◆ **EXERCISE**
Look through the material below. Copy every line with the string "this" in it.

◆ **SUPPLIED ENTRIES**

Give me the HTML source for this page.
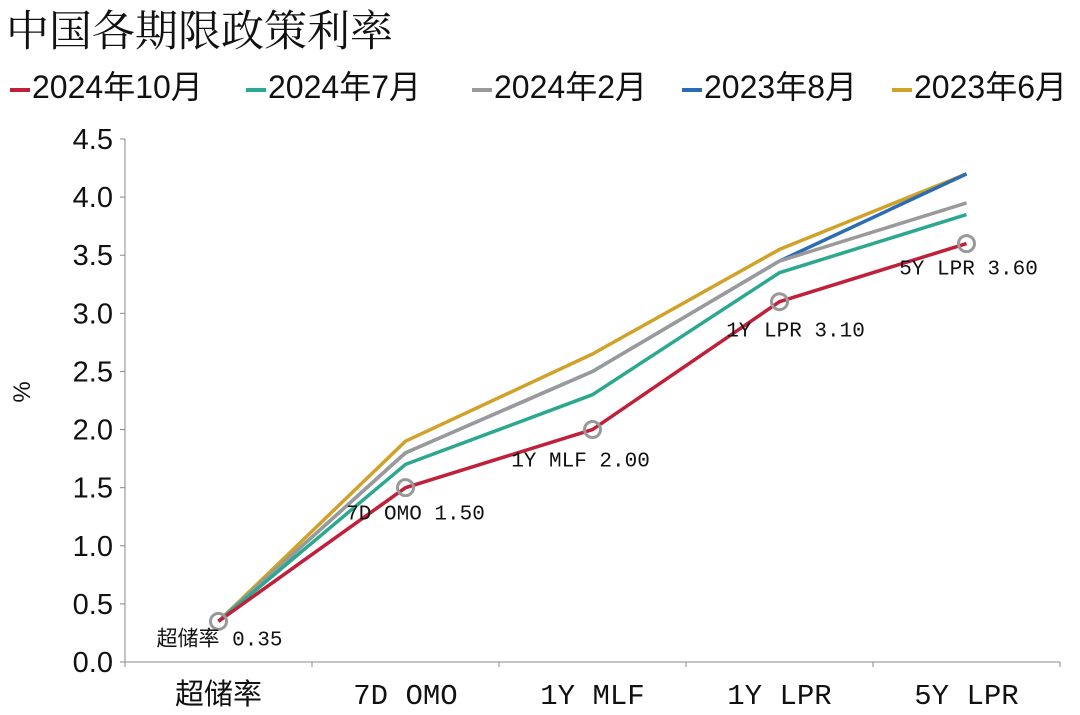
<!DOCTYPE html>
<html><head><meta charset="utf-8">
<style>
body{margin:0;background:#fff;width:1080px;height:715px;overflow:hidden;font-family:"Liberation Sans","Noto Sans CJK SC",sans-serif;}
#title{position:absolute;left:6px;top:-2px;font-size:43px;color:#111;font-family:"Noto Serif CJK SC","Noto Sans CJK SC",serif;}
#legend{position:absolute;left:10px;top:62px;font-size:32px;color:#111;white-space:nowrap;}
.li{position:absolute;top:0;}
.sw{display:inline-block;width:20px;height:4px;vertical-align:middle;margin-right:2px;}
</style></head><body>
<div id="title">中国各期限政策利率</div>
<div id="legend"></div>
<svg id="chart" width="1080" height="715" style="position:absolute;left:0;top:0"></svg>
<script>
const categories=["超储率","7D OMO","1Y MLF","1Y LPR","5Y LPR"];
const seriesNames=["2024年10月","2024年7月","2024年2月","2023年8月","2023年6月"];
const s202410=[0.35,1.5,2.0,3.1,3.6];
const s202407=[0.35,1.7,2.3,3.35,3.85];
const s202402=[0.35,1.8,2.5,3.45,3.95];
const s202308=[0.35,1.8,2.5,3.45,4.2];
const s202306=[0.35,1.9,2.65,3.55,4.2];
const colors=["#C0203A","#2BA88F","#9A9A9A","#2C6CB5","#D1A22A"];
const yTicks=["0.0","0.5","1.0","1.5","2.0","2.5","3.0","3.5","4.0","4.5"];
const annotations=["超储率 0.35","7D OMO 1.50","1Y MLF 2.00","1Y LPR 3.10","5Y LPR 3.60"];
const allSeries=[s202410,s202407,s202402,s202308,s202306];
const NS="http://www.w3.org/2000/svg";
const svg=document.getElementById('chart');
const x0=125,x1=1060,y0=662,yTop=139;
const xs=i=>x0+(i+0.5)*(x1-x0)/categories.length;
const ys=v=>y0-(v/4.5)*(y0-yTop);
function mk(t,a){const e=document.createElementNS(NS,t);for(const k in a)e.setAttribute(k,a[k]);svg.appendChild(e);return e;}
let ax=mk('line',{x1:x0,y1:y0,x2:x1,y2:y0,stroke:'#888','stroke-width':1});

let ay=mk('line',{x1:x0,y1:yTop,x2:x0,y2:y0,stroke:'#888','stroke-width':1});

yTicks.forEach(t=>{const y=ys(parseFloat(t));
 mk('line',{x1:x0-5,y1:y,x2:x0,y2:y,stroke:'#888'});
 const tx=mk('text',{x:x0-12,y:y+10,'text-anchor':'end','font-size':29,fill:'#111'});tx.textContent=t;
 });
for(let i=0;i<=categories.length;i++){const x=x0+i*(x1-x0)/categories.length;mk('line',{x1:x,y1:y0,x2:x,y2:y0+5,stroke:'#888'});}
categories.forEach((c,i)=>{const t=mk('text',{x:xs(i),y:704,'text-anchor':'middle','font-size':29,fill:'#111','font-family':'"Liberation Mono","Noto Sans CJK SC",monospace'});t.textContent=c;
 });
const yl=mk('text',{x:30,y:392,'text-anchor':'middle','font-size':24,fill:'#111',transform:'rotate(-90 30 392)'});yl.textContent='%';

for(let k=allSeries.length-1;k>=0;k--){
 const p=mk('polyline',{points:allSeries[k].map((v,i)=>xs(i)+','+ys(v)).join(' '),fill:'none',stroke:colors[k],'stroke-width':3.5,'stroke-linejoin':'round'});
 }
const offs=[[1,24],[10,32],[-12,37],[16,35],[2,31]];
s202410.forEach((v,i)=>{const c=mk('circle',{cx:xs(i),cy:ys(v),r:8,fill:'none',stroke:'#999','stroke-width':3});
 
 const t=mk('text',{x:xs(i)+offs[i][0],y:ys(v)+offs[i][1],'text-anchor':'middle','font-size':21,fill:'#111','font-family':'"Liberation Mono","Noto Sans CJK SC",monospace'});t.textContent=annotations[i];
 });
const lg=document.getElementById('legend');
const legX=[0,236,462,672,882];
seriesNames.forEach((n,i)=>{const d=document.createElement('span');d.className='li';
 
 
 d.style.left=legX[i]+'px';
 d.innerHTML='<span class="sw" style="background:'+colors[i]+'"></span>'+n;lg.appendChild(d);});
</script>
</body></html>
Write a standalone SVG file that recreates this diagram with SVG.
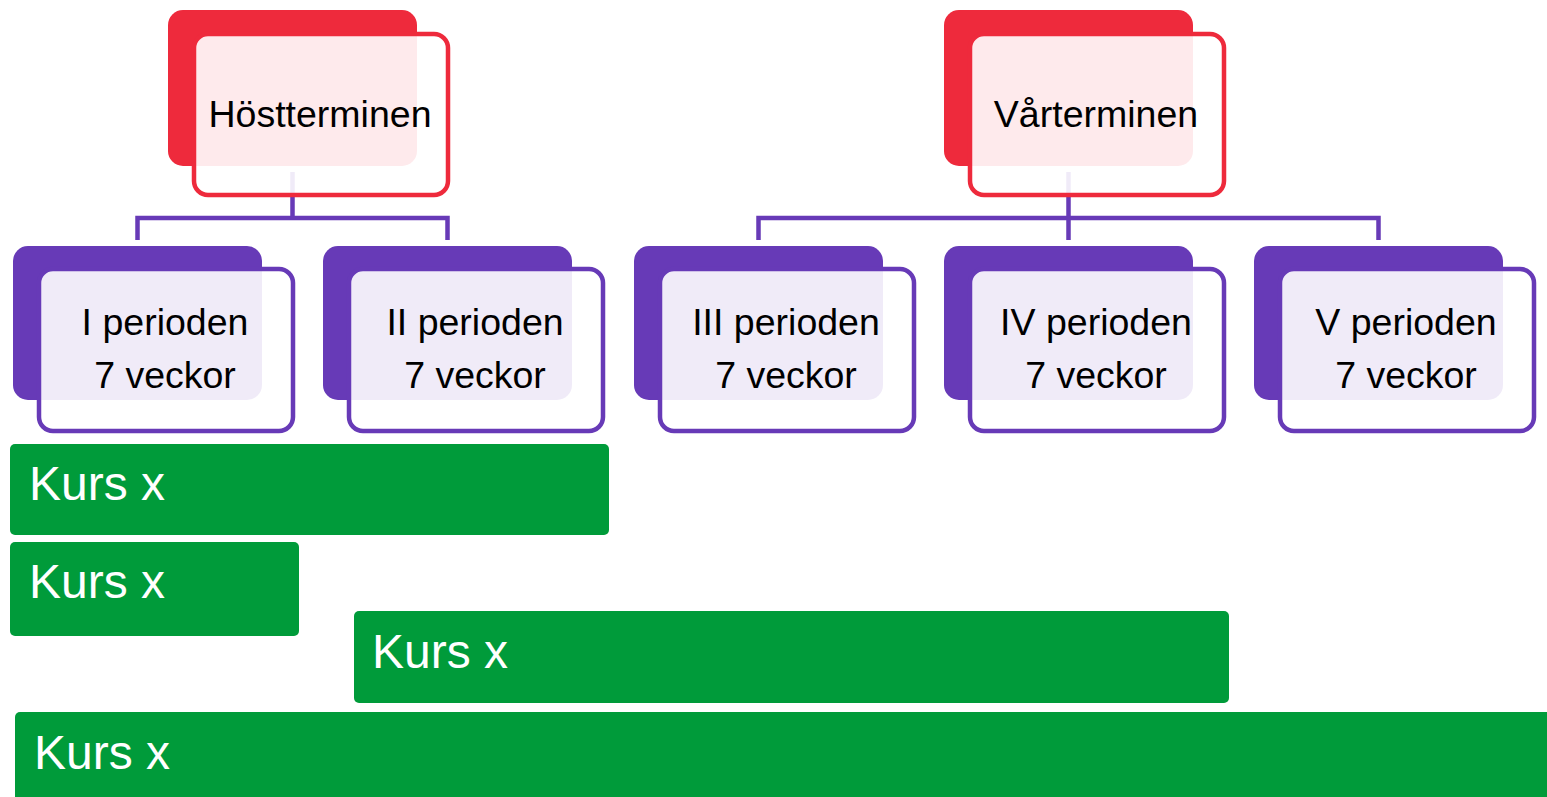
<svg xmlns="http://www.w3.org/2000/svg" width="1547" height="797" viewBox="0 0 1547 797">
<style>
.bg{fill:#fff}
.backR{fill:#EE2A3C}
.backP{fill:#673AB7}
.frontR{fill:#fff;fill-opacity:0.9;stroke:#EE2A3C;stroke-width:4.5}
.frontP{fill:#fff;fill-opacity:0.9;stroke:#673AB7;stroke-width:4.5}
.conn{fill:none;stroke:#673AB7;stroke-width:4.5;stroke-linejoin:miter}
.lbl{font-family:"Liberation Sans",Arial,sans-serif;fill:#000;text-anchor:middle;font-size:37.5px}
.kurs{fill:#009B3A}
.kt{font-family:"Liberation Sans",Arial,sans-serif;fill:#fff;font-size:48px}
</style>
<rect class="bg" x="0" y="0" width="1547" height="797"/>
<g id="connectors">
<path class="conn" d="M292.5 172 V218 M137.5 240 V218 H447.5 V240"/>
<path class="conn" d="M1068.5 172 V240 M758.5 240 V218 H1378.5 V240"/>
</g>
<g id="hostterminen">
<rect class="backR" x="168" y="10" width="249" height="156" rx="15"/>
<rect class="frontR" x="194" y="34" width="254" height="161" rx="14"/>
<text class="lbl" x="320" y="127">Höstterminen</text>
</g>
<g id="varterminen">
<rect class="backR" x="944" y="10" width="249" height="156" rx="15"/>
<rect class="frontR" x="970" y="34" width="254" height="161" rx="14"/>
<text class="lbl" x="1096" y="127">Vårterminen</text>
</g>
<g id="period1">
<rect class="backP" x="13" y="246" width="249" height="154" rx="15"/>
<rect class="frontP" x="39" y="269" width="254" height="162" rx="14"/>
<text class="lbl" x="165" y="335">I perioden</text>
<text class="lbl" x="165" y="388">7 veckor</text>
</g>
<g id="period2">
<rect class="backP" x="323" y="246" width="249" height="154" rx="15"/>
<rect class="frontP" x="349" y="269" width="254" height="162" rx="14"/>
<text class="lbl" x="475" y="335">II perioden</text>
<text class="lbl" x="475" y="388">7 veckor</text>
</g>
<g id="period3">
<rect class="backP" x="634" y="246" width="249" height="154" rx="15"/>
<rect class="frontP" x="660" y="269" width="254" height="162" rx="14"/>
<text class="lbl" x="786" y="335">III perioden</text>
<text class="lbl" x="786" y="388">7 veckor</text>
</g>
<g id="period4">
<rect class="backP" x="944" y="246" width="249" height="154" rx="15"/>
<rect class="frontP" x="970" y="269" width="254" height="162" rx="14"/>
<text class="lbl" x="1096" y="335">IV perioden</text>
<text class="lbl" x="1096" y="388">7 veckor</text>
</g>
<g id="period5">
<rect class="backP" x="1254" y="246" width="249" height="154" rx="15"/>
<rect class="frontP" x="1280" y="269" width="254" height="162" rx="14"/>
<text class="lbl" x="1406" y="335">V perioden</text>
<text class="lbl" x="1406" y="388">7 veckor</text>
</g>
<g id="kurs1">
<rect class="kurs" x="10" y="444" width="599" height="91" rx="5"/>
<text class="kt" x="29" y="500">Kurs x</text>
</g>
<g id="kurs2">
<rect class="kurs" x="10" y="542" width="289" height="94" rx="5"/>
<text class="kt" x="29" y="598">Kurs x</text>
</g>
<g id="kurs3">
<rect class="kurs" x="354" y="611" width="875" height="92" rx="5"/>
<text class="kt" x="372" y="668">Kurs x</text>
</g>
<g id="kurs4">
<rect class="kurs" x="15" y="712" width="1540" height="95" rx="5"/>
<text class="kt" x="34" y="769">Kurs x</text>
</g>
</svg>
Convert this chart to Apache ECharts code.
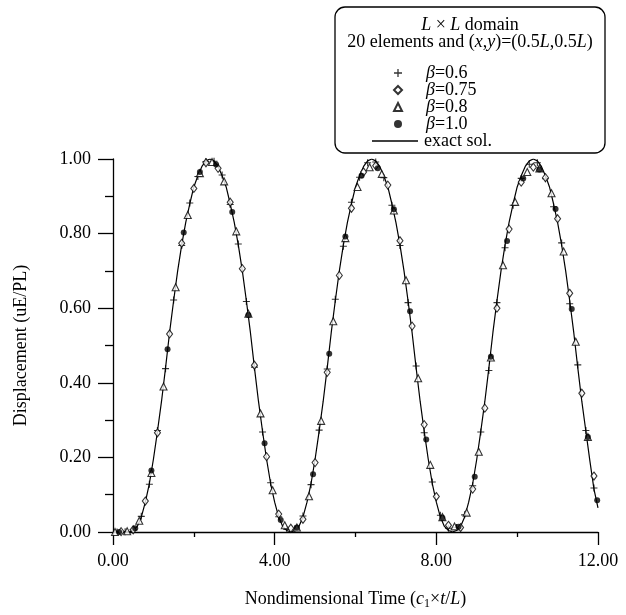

◆ **WRITTEN RESPONSE**
Give me the HTML source for this page.
Write a standalone SVG file that recreates this diagram with SVG.
Convert this chart to Apache ECharts code.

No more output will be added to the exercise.